Without adding more, I think it is conclusively shown that what is called the market price, or the quotations of the articles for a given day, is not always the only evidence of actual value, but that the true value may be drawn from other sources, when it is shown that the price for the particular day had been unnaturally inflated. It remains only to ascertain whether the defendant gave such evidence as to require the court to submit to the jury to ascertain and determine the fair market value of crude oil per gallon, on the 31st of December 1869, as demanded by the defendant in his fifteenth point. There was evidence from which the jury might have adduced the following facts, viz.: That in the month of October 1869, a number of persons of large capital, and among them Kirkpatrick & Lyons, combined together to purchase crude oil, *391and hold it until the close of the year 1869; that these persons were the holders, as purchasers, of a large number of sellers’ option contracts, similar to the one in suit; that they bought oil largely, and determined to hold it from the market until the year 187 0 before selling; that oil, in consequence of this combination, ran up in price, in the face of an increased supply, until the 31st day of December 1869, reaching the price of seventeen to eighteen cents per gallon, and then suddenly dropped as soon as the year closed. Major Frew, one of the number, says: It was our purpose to take the oil, pay for it, and keep it until January 1st 1870, otherwise we would have been heading the market on ourselves. Mr. Long says that on the 3d of January 1870 he sold oil to Fisher & Brother (the plaintiffs) at thirteen cents a gallon, and could find no other purchaser at that price. Several witnesses, dealers in oil, testify that they knew of no natural cause to create such a rise in price, or to make the difference in price from December to January. It was testified, on the contrary, that the winter production of oil was greater in December 1869 than in former years by several thousand barrels per day, a fact tending to reduce the price, when not sustained by other means. Mr. Benn says he knew no cause for the sudden fall in price on the 1st January 1870, except that the so-called combination ceased to buy at the last of December 1869.

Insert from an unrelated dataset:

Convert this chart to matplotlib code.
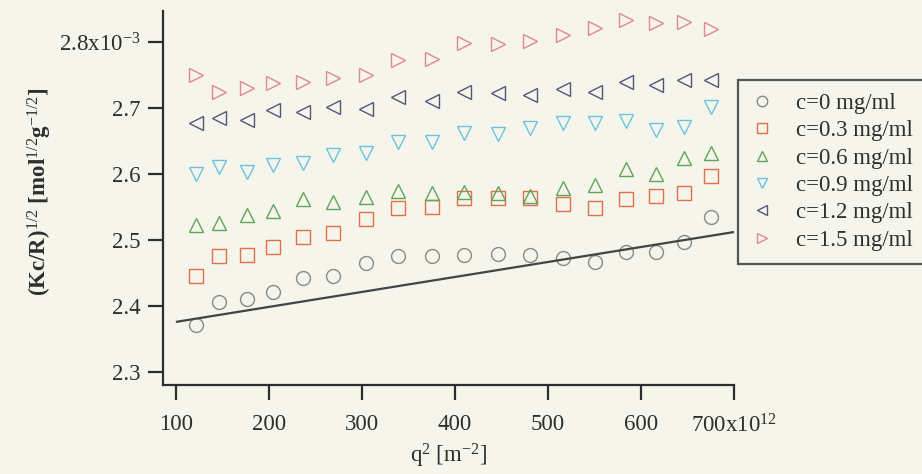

It was, therefore, a fair question for the jury to determine whether the price which was demanded for oil on the last day of December 1869 was not a fictitious, unnatural, inflated and temporary price, the result of a combination to “bull the market,” as it is termed, and to compel sellers to pay a false and swollen price in order to fulfil their contracts. If so, then such price was not a fair test of the value of the oil, and the jury would be at liberty to determine, from the prices before and after the day, and from other sources of information, the actual market value of the oil on the 31st of December 1869. Any other cause would be unjust and injurious to fair dealers, and would enable gamblers in the article to avail themselves of their own wrong, and to wrest from honest dealers the fruits of their business. It cannot be possible that a “ corner,” such as took place a few weeks since in the market for the stock of a western railroad company, where shares, worth in the ordinary market about sixty dollars each, were by the secret operations of two or three large capitalists, forced up in a few days to a price over two hundred dollars a share, can be a lawful measure of damages. Men are not to be stripped of their estates by such cruel and wrongful practices; and courts of justice cannot so wholly ignore justice as to assume such a false standard of compensation. Our views upon the effect of the affidavit of defence, on which the learned judge in a great measure ruled the question of damages, *392will be expressed in the case of Kountz v. The Citizens’ Oil Refining Co., in an opinion to be read immediately.

Judgment reversed, and a venire facias de novo awarded.

Sharswood and Williams, JJ., dissented on the question of the measure of damages.